#### Exercise directions:
Would you output the whole listing below, exactly as it reads?

** BEGIN Raw data **

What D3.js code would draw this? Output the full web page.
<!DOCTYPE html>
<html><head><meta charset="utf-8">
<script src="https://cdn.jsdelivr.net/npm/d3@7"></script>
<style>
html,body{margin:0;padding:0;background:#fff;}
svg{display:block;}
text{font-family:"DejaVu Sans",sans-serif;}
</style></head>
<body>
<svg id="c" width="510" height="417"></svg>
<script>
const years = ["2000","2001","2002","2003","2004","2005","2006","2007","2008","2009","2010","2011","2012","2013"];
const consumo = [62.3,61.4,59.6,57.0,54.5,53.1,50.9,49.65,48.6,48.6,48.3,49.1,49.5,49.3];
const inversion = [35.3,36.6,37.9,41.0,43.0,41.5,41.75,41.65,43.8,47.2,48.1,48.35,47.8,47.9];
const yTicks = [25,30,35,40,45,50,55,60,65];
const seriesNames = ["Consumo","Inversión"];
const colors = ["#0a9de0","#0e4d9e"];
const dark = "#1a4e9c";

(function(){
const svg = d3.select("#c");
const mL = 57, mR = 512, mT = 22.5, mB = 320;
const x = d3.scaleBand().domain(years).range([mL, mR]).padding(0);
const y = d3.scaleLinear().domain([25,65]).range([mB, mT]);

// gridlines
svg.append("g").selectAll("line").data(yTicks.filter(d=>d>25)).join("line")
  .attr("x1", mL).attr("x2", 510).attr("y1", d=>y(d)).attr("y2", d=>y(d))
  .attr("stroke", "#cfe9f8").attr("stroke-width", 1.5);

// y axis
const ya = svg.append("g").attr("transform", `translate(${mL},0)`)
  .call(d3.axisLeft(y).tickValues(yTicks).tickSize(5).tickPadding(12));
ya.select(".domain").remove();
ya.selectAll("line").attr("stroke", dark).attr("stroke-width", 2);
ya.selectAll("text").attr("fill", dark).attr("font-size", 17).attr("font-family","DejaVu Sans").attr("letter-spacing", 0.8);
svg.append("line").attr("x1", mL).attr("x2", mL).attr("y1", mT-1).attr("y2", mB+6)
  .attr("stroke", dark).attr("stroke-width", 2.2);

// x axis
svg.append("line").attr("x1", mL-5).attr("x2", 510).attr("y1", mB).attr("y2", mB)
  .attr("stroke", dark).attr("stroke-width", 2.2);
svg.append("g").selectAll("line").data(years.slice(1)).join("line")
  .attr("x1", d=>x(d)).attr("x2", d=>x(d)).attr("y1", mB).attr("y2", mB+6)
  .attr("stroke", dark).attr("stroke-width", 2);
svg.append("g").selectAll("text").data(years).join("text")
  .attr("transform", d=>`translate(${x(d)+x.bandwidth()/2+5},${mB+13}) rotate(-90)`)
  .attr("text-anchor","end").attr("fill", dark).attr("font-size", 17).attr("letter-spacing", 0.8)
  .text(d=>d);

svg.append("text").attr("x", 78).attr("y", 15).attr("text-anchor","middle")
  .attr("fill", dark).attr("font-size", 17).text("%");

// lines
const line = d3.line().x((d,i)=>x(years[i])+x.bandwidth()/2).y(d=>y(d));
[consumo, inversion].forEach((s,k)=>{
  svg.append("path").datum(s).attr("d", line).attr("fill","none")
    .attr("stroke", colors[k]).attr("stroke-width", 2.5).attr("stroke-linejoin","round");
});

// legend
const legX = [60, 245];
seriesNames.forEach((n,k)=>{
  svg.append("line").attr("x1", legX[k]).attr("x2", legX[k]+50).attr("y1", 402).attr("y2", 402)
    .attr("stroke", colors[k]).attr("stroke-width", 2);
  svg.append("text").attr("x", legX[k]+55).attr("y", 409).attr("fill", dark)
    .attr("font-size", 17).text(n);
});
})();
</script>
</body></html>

** END Raw data **

#### Answer for this exercise:
What D3.js code would draw this? Output the full web page.
<!DOCTYPE html>
<html><head><meta charset="utf-8">
<script src="https://cdn.jsdelivr.net/npm/d3@7"></script>
<style>
html,body{margin:0;padding:0;background:#fff;}
svg{display:block;}
text{font-family:"DejaVu Sans",sans-serif;}
</style></head>
<body>
<svg id="c" width="510" height="417"></svg>
<script>
const years = ["2000","2001","2002","2003","2004","2005","2006","2007","2008","2009","2010","2011","2012","2013"];
const consumo = [62.3,61.4,59.6,57.0,54.5,53.1,50.9,49.65,48.6,48.6,48.3,49.1,49.5,49.3];
const inversion = [35.3,36.6,37.9,41.0,43.0,41.5,41.75,41.65,43.8,47.2,48.1,48.35,47.8,47.9];
const yTicks = [25,30,35,40,45,50,55,60,65];
const seriesNames = ["Consumo","Inversión"];
const colors = ["#0a9de0","#0e4d9e"];
const dark = "#1a4e9c";

(function(){
const svg = d3.select("#c");
const mL = 57, mR = 512, mT = 22.5, mB = 320;
const x = d3.scaleBand().domain(years).range([mL, mR]).padding(0);
const y = d3.scaleLinear().domain([25,65]).range([mB, mT]);

// gridlines
svg.append("g").selectAll("line").data(yTicks.filter(d=>d>25)).join("line")
  .attr("x1", mL).attr("x2", 510).attr("y1", d=>y(d)).attr("y2", d=>y(d))
  .attr("stroke", "#cfe9f8").attr("stroke-width", 1.5);

// y axis
const ya = svg.append("g").attr("transform", `translate(${mL},0)`)
  .call(d3.axisLeft(y).tickValues(yTicks).tickSize(5).tickPadding(12));
ya.select(".domain").remove();
ya.selectAll("line").attr("stroke", dark).attr("stroke-width", 2);
ya.selectAll("text").attr("fill", dark).attr("font-size", 17).attr("font-family","DejaVu Sans").attr("letter-spacing", 0.8);
svg.append("line").attr("x1", mL).attr("x2", mL).attr("y1", mT-1).attr("y2", mB+6)
  .attr("stroke", dark).attr("stroke-width", 2.2);

// x axis
svg.append("line").attr("x1", mL-5).attr("x2", 510).attr("y1", mB).attr("y2", mB)
  .attr("stroke", dark).attr("stroke-width", 2.2);
svg.append("g").selectAll("line").data(years.slice(1)).join("line")
  .attr("x1", d=>x(d)).attr("x2", d=>x(d)).attr("y1", mB).attr("y2", mB+6)
  .attr("stroke", dark).attr("stroke-width", 2);
svg.append("g").selectAll("text").data(years).join("text")
  .attr("transform", d=>`translate(${x(d)+x.bandwidth()/2+5},${mB+13}) rotate(-90)`)
  .attr("text-anchor","end").attr("fill", dark).attr("font-size", 17).attr("letter-spacing", 0.8)
  .text(d=>d);

svg.append("text").attr("x", 78).attr("y", 15).attr("text-anchor","middle")
  .attr("fill", dark).attr("font-size", 17).text("%");

// lines
const line = d3.line().x((d,i)=>x(years[i])+x.bandwidth()/2).y(d=>y(d));
[consumo, inversion].forEach((s,k)=>{
  svg.append("path").datum(s).attr("d", line).attr("fill","none")
    .attr("stroke", colors[k]).attr("stroke-width", 2.5).attr("stroke-linejoin","round");
});

// legend
const legX = [60, 245];
seriesNames.forEach((n,k)=>{
  svg.append("line").attr("x1", legX[k]).attr("x2", legX[k]+50).attr("y1", 402).attr("y2", 402)
    .attr("stroke", colors[k]).attr("stroke-width", 2);
  svg.append("text").attr("x", legX[k]+55).attr("y", 409).attr("fill", dark)
    .attr("font-size", 17).text(n);
});
})();
</script>
</body></html>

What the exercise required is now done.